**Data segment**
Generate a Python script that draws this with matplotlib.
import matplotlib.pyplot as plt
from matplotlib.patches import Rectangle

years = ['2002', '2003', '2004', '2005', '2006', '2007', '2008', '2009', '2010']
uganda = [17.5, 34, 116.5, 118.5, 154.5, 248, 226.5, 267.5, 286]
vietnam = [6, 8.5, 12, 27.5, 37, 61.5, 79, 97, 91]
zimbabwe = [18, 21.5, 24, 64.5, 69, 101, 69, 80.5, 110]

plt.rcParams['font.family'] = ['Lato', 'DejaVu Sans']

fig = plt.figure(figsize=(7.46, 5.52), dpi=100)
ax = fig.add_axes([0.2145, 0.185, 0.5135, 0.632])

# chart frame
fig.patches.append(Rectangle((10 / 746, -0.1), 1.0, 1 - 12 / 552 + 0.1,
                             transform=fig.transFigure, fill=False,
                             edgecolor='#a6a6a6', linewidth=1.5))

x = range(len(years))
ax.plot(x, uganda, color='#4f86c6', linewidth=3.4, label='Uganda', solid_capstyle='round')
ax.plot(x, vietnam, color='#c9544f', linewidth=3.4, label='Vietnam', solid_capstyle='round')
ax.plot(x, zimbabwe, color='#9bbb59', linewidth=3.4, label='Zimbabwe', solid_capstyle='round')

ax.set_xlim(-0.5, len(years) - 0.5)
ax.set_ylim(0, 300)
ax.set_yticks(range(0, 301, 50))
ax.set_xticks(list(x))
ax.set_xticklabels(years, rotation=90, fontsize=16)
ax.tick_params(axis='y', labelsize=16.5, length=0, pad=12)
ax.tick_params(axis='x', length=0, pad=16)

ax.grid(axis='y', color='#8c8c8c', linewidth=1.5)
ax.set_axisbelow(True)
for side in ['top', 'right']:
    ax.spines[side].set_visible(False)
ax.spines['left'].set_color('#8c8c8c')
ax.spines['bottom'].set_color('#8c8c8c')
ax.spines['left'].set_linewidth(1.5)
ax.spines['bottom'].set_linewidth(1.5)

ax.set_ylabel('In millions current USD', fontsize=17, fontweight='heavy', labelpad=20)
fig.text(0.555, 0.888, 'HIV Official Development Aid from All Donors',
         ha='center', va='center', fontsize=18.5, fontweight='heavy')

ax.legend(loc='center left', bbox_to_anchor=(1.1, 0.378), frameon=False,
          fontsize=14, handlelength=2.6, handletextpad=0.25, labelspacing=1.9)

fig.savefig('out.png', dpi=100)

**Task to complete**
From the listing above, reproduce all the lines exactly.

**Exercise solution**
Generate a Python script that draws this with matplotlib.
import matplotlib.pyplot as plt
from matplotlib.patches import Rectangle

years = ['2002', '2003', '2004', '2005', '2006', '2007', '2008', '2009', '2010']
uganda = [17.5, 34, 116.5, 118.5, 154.5, 248, 226.5, 267.5, 286]
vietnam = [6, 8.5, 12, 27.5, 37, 61.5, 79, 97, 91]
zimbabwe = [18, 21.5, 24, 64.5, 69, 101, 69, 80.5, 110]

plt.rcParams['font.family'] = ['Lato', 'DejaVu Sans']

fig = plt.figure(figsize=(7.46, 5.52), dpi=100)
ax = fig.add_axes([0.2145, 0.185, 0.5135, 0.632])

# chart frame
fig.patches.append(Rectangle((10 / 746, -0.1), 1.0, 1 - 12 / 552 + 0.1,
                             transform=fig.transFigure, fill=False,
                             edgecolor='#a6a6a6', linewidth=1.5))

x = range(len(years))
ax.plot(x, uganda, color='#4f86c6', linewidth=3.4, label='Uganda', solid_capstyle='round')
ax.plot(x, vietnam, color='#c9544f', linewidth=3.4, label='Vietnam', solid_capstyle='round')
ax.plot(x, zimbabwe, color='#9bbb59', linewidth=3.4, label='Zimbabwe', solid_capstyle='round')

ax.set_xlim(-0.5, len(years) - 0.5)
ax.set_ylim(0, 300)
ax.set_yticks(range(0, 301, 50))
ax.set_xticks(list(x))
ax.set_xticklabels(years, rotation=90, fontsize=16)
ax.tick_params(axis='y', labelsize=16.5, length=0, pad=12)
ax.tick_params(axis='x', length=0, pad=16)

ax.grid(axis='y', color='#8c8c8c', linewidth=1.5)
ax.set_axisbelow(True)
for side in ['top', 'right']:
    ax.spines[side].set_visible(False)
ax.spines['left'].set_color('#8c8c8c')
ax.spines['bottom'].set_color('#8c8c8c')
ax.spines['left'].set_linewidth(1.5)
ax.spines['bottom'].set_linewidth(1.5)

ax.set_ylabel('In millions current USD', fontsize=17, fontweight='heavy', labelpad=20)
fig.text(0.555, 0.888, 'HIV Official Development Aid from All Donors',
         ha='center', va='center', fontsize=18.5, fontweight='heavy')

ax.legend(loc='center left', bbox_to_anchor=(1.1, 0.378), frameon=False,
          fontsize=14, handlelength=2.6, handletextpad=0.25, labelspacing=1.9)

fig.savefig('out.png', dpi=100)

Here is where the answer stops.